Les
inculpations liées au mouvement populaire d’ Al Hoceima ont atteint le
nombre de 500. Un nombre scandaleux sur tous les plans. Toutes sortes
de charges ont été retenues contre les inculpés, délits et y compris
crimes et terrorisme. Aujourd’hui, dans les tribunaux d’Al Hoceima,
Tanger, Casablanca et Salé se déroulent des abus commis au nom de la
loi, contre des citoyens ayant exprimé un point de vue différent
concernant les politiques publiques appliquées par l’État dans le Rif.
Tout
le monde est jugé : les enfants, les jeunes et les vieillards (comme
c’est le cas du militant connu sous le nom de « Azi »). Les prisons du
Royaume sont pleines de blessés en provenance du Rif. Le procès le plus
scandaleux est celui de Casablanca où comparaissent 54 citoyens
présentés comme « leaders » du Hirak et sont poursuivis dans un dossier
d’atteinte à la Sécurité d’État qui amènera inéluctablement à des
condamnations dignes du Moyen-Age. Comment en sommes-nous arrivés là ?

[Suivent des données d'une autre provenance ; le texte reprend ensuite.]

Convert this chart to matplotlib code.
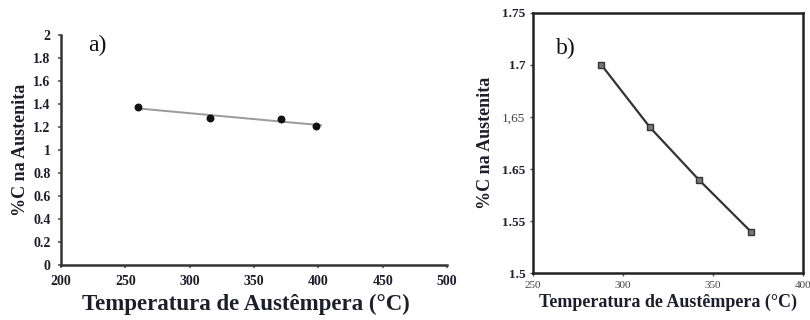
import matplotlib
matplotlib.use("Agg")
import matplotlib.pyplot as plt
import numpy as np

# panel a) - carbon in austenite vs austempering temperature
a_temp = [260, 316, 371, 398]
a_carbon = [1.37, 1.28, 1.27, 1.21]

# panel b)
b_temp = [288, 315, 342, 371]
b_carbon = [1.70, 1.64, 1.59, 1.54]

a_xticks = [200, 250, 300, 350, 400, 450, 500]
a_yticks = [0, 0.2, 0.4, 0.6, 0.8, 1, 1.2, 1.4, 1.6, 1.8, 2]
b_xticks = [250, 300, 350, 400]
b_yticks = [1.5, 1.55, 1.6, 1.65, 1.7, 1.75]
b_yticklabels = ["1.5", "1.55", "1.65", "1,65", "1.7", "1.75"]

XLABEL = "Temperatura de Austêmpera (°C)"
YLABEL = "%C na Austenita"
SERIF = ["Liberation Serif", "DejaVu Serif"]
TXT = "#1e1e2a"

plt.rcParams["font.family"] = SERIF

fig = plt.figure(figsize=(8.1, 3.2), dpi=100)
fig.patch.set_facecolor("white")

# ---- a)
ax1 = fig.add_axes([0.0753, 0.172, 0.4766, 0.7188])
ax1.scatter(a_temp, a_carbon, s=22, color="#111111", zorder=3)
coef = np.polyfit(a_temp, a_carbon, 1)
fit_x = np.array([min(a_temp), max(a_temp) + 4])
ax1.plot(fit_x, np.polyval(coef, fit_x), color="#9a9a9a", lw=1.4, zorder=2)

ax1.set_xlim(200, 500)
ax1.set_ylim(0, 2)
ax1.set_xticks(a_xticks)
ax1.set_yticks(a_yticks)
ax1.set_xticklabels([str(t) for t in a_xticks], fontsize=10, fontweight="bold", color=TXT)
ax1.set_yticklabels([f"{t:g}" for t in a_yticks], fontsize=10, fontweight="bold", color=TXT)
for side in ("top", "right"):
    ax1.spines[side].set_visible(False)
for side in ("left", "bottom"):
    ax1.spines[side].set_linewidth(1.8)
    ax1.spines[side].set_color("#333333")
ax1.tick_params(axis="both", direction="out", length=2.5, width=1.2, color="#555555", pad=5)
ax1.set_xlabel(XLABEL, fontsize=16.5, fontweight="bold", color=TXT)
ax1.xaxis.set_label_coords(0.478, -0.125)
ax1.set_ylabel(YLABEL, fontsize=13, fontweight="bold", color=TXT, labelpad=3)
ax1.text(0.07, 0.955, "a)", transform=ax1.transAxes, fontsize=17, ha="left", va="center", color="#111111")

# ---- b)
ax2 = fig.add_axes([0.658, 0.146, 0.3334, 0.814])
ax2.plot(b_temp, b_carbon, color="#333333", lw=1.6, marker="s", markersize=5,
         markerfacecolor="#777777", markeredgecolor="#333333", markeredgewidth=1.0)
ax2.set_xlim(250, 400)
ax2.set_ylim(1.5, 1.75)
ax2.set_xticks(b_xticks)
ax2.set_yticks(b_yticks)
ax2.set_xticklabels([str(t) for t in b_xticks], fontsize=8, color="#444444")
ax2.set_yticklabels(b_yticklabels, fontsize=9.5, fontweight="bold", color=TXT)
for lab in ax2.get_yticklabels():
    if lab.get_text() == "1,65":
        lab.set_fontweight("normal")
        lab.set_color("#444444")
for side in ax2.spines.values():
    side.set_linewidth(1.8)
    side.set_color("#222222")
ax2.tick_params(axis="both", direction="out", length=2.5, width=1.0, color="#555555", pad=3)
ax2.set_xlabel(XLABEL, fontsize=13, fontweight="bold", color=TXT, labelpad=3)
ax2.set_ylabel(YLABEL, fontsize=13, fontweight="bold", color=TXT, labelpad=6)
ax2.text(0.085, 0.865, "b)", transform=ax2.transAxes, fontsize=17, ha="left", va="center", color="#111111")

fig.savefig("out.png", dpi=100, facecolor="white")
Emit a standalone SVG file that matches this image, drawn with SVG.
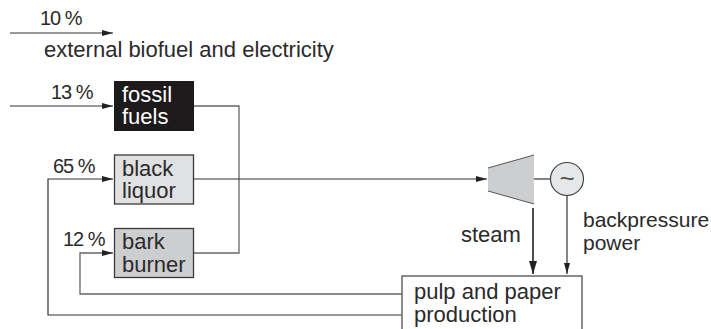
<svg xmlns="http://www.w3.org/2000/svg" width="711" height="329" viewBox="0 0 711 329">
<style>
text{font-family:"Liberation Sans",Arial,sans-serif;font-size:22px;fill:#2a2a2a}
.p{font-size:20px;letter-spacing:-1px}
.c{fill:none;stroke:#333;stroke-width:1.2}
.g{fill:none;stroke:#666;stroke-width:1.3}
.b{stroke:#3a3a3a;stroke-width:1.3}
</style>
<defs>
<marker id="a" markerUnits="userSpaceOnUse" markerWidth="11" markerHeight="6" refX="11" refY="3" orient="auto"><path d="M0 0L11 3L0 6Z" fill="#222"/></marker>
<marker id="d" markerUnits="userSpaceOnUse" markerWidth="13" markerHeight="8" refX="13" refY="4" orient="auto"><path d="M0 0L13 4L0 8Z" fill="#222"/></marker>
</defs>
<g id="connectors">
<path class="c" d="M10 33H113" marker-end="url(#a)"/>
<path class="c" d="M10 106H113" marker-end="url(#a)"/>
<path class="g" d="M194 106H239V253H194"/>
<path class="c" d="M194 179H487" marker-end="url(#a)"/>
<path class="c" d="M402 315H48V179H113" marker-end="url(#a)"/>
<path class="g" d="M402 294H80V253H113" marker-end="url(#a)"/>
<path d="M533 208V274" fill="none" stroke="#222" stroke-width="1.6" marker-end="url(#d)"/>
<path class="c" d="M567 196V274" marker-end="url(#a)"/>
<path class="c" d="M534 179H550"/>
</g>
<g id="label-10"><text class="p" x="40" y="25">10 %</text></g>
<g id="label-external"><text x="44" y="57">external biofuel and electricity</text></g>
<g id="label-13"><text class="p" x="51" y="99">13 %</text></g>
<g id="fossil-fuels"><rect x="114" y="81" width="80" height="50" fill="#1c1a1a"/><text y="102" style="fill:#fff"><tspan x="122">fossil</tspan><tspan x="122" dy="22">fuels</tspan></text></g>
<g id="label-65"><text class="p" x="53" y="173">65 %</text></g>
<g id="black-liquor"><rect class="b" x="114.500" y="155" width="79" height="49" fill="#e0e1e3"/><text y="176"><tspan x="122">black</tspan><tspan x="122" dy="22">liquor</tspan></text></g>
<g id="label-12"><text class="p" x="63" y="246">12 %</text></g>
<g id="bark-burner"><rect class="b" x="114.500" y="228.500" width="79" height="49" fill="#cdced0"/><text y="249"><tspan x="122">bark</tspan><tspan x="122" dy="23">burner</tspan></text></g>
<g id="turbine"><path d="M488 168L534 155V204L488 191Z" fill="#cdced0"/><path d="M488 168L534 155M488 191L534 204" stroke="#555" stroke-width="1" fill="none"/></g>
<g id="generator"><circle cx="567" cy="179" r="16.500" fill="#e6e7e8" stroke="#444" stroke-width="1.200"/><text x="567" y="187" text-anchor="middle" style="font-size:26px;fill:#555">~</text></g>
<g id="label-steam"><text x="461" y="242">steam</text></g>
<g id="label-backpressure"><text y="227" style="font-size:21px"><tspan x="583">backpressure</tspan><tspan x="583" dy="23">power</tspan></text></g>
<g id="pulp-paper"><rect x="402" y="276" width="180" height="60" fill="#fff" stroke="#666" stroke-width="1.500"/><text y="299"><tspan x="414">pulp and paper</tspan><tspan x="414" dy="23">production</tspan></text></g>
</svg>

La criminalisation de la lutte sociale : un instrument du despotisme
Ces
méthodes de domination ne sont pas nouvelles. Depuis au moins 20 ans,
une pléthore de dossiers criminels ont été instruits contre des
militants du mouvement social, afin de criminaliser des luttes
pacifiques. L’exemple de Sidi Ifni, en 2008, a douloureusement illustré
ces abus. Après des jours de torture massive de la population, les
autorités ont lancé une vaste campagne d’arrestations parmi les
militants de cette ville. Dans les années suivantes, cela a été le cas
des militants de Bouarfa (Sud est du Maroc), puis des habitants de
Shlihat (région de Tanger), où le tortionnaire devient toujours la
victime. Le droit pénal sert alors de couverture pour museler les
bouches.
Aujourd’hui,
avec le Rif, ce jeu apparaît au grand jour, tant sur le plan
quantitatif que qualitatif. Le nombre impressionnant d’inculpés montre
la volonté du Makhzen de détruire tout noyau de résistance populaire
dans la région. Les lourdes charges retenues contre le groupe de
Casablanca servent d’épouvantail pour tous ceux qui voudraient
revendiquer leurs droits et écrivent un nouveau chapitre de la
répression que cette région a subie depuis l’Indépendance.
Certes
il y a parmi les 54 inculpés des personnes qui ont été actives lors du
Hirak, mais un nombre important, 10 au moins, ont des dossiers vides,
montés dans le cadre de règlement de compte au sein des appareils
locaux. Aujourd’hui, certains sont jugés parce qu’ils ont exigé le
remboursement d’une dette à un policier d’Al Hoceima, ce qui n’a pas plu
au fonctionnaire qui a décidé d’en punir un en l’incluant dans ce
procès pénal. De façon générale, ce procès depuis son début est un
véritable scandale.
La
« preuve électronique» constitue un autre élément grave du scandale de
ce procès. Le juge présente aux accusés un certain nombre de messages
postés dans l’espace numérique, comme autant d’arguments à charge, ce
qui reflète la régression que veut imposer l’État dans la liberté
d’expression sur Internet qui permettait au moins aux citoyens
d’exprimer leur insatisfaction vis-à-vis des politiques publiques et des
responsables aux différents échelons de l’État.
Aujourd’hui,
des luttes collectives sont nécessaires pour préserver cet acquis, ne
pas laisser se réinstaller une peur qui avait disparu avec le printemps
des peuples et permettre à tous d’exprimer librement leurs opinions. Et
pour exiger la libération de tous les détenus de l’ensemble des
mouvements sociaux, du Rif à Bouizakarn.